This specialized guide for parents hoping to instill a bit of literary genius into their youngsters is both a how-to book and a simple but serious analysis of many of Shakespeare’s major works. Olivier Award–winning playwright Ludwig’s (Lend Me A Tenor) compelling argument is that although it’s out of fashion, memorization—and particularly memorization of great literary works—is a gift you can give your children that will influence their academic and personal life. The book begins with an immediate lesson—memorizing a nine-word line from A Midsummer Night’s Dream—written in a direct, personal tone to show how easy and enjoyable the process can be; once this is demonstrated, Ludwig explains his methodology and purpose in the second chapter. Within 20 pages, the book turns to analysis of the chosen works as well as general lessons about Shakespeare’s life and important dates of the Renaissance, and discussions of the difference between poetry and prose. Ludwig breaks more famous speeches down, sentence by sentence, and highlights juicy bits and plot twists to hook children’s interest. The book, in coordination with a Web site of printable resources, will best suit parents with a real interest in and knowledge of Shakespeare, but will inspire any who wish to give their children the “benefit of his considerable knowledge and artistry.” Photos. Agent: Eric Simonoff, William Morris. (June)

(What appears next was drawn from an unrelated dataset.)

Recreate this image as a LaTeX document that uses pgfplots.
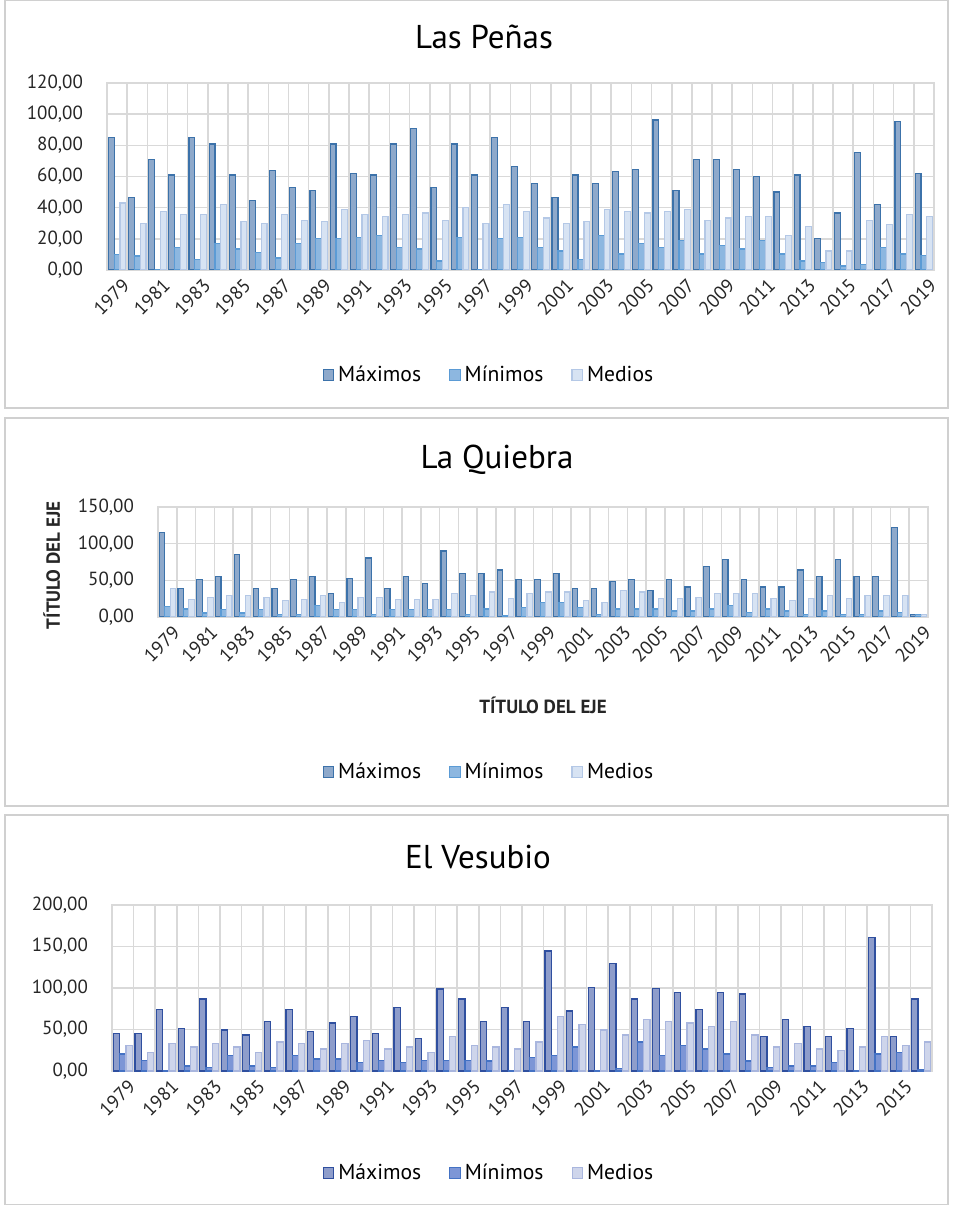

Ken Ludwig's enthusiasm for Shakespeare and his lucid, accessible and inspiring book on How To Teach Your Children Shakespeare is a rare treat. You and your children will be transformed into the magic and mystery of Shakespeare and his stories in an instant. I highly recommend the book to all who have a love of language and history.” —Sir Derek Jacobi, CBE
“How to Teach Your Children Shakespeare is an inspired and inspiring book. It’s also a deeply rewarding one that will bring a great deal of pleasure to many parents and children. Ken Ludwig, a wonderful playwright, proves to be a superb guide to Shakespeare as well.” —James Shapiro, author of A Year in the Life of William Shakespeare and Contested Will
“I wish someone had given this book to my parents. It would have made a life-changing task downright fun. Ken Ludwig is a smart, congenial and inventive guide, and everywhere in this remarkable book he takes the strangeness out of Shakespeare's work and leaves the enchanting mystery. A book for all lovers, and potential lovers, of Shakespeare. Like nothing else, it creates a magical home theater for parents and their children.” —J. D. McClatchy, Yale University
“I have been in [Ken's] home. His children really do know Shakespeare. Read the book and you'll see why. It's scholarship dancing around with fun.” —Hal Holbrook
“Don’t be fooled by the title. This book is for anyone who wants to brush up on Shakespeare… Don’t buy this book to teach your children; take them along as you commit these beautiful speeches to memory.” —Kirkus Reviews
“[Ludiwg’s] enthusiasm is also infectious . . . it’s hard to come away from this book without wanting to find someone, child or adult, to convert.”—Cleveland Plain Dealer
Don't be fooled by the title. This book is for anyone who wants to brush up on Shakespeare. Playwright Ludwig, who has written numerous hit plays for Broadway and London's West End, explains his simple, proven method for teaching the works of the Bard of Avon--and we know it works, since he has used his children as guinea pigs, starting when they were 6. Now that they're off to college, flipping quotes back and forth, it's obvious that the simple repetition of short sections of speeches is most effective. The author includes a wide variety of speeches from such classic Shakespeare characters as Puck, Orsino, Macbeth, Falstaff, Rosalind and Hamlet. Learning to quote Shakespeare is one thing, but Ludwig opens up the secrets of the plays, the characters and the genius of the man. The best person to learn from is one who is passionate about his subject, and Ludwig certainly fits that bill. There is subtlety here: "no one in history, before or since, has written better than this." There is sufficient sprinkling of like praise and professional envy throughout the book. Shakespeare's creativity serves to cause creativity in those who read him. The difficulties we often encounter in his works are the unfamiliar words (though an English schoolchild would know more than an American), the oddly curious sentence structure and the broad use of metaphors. Shakespeare's dramatic methods, such as repetition of sounds, inversion of thoughts, curious rhyming and breaking right into the action are just a few of those that make him great. Some readers may liken it to a foreign language, but once the key phrases are explained, they will appreciate the magic and begin to fall in love with Shakespeare. Don't buy this book to teach your children; take them along as you commit these beautiful speeches to memory.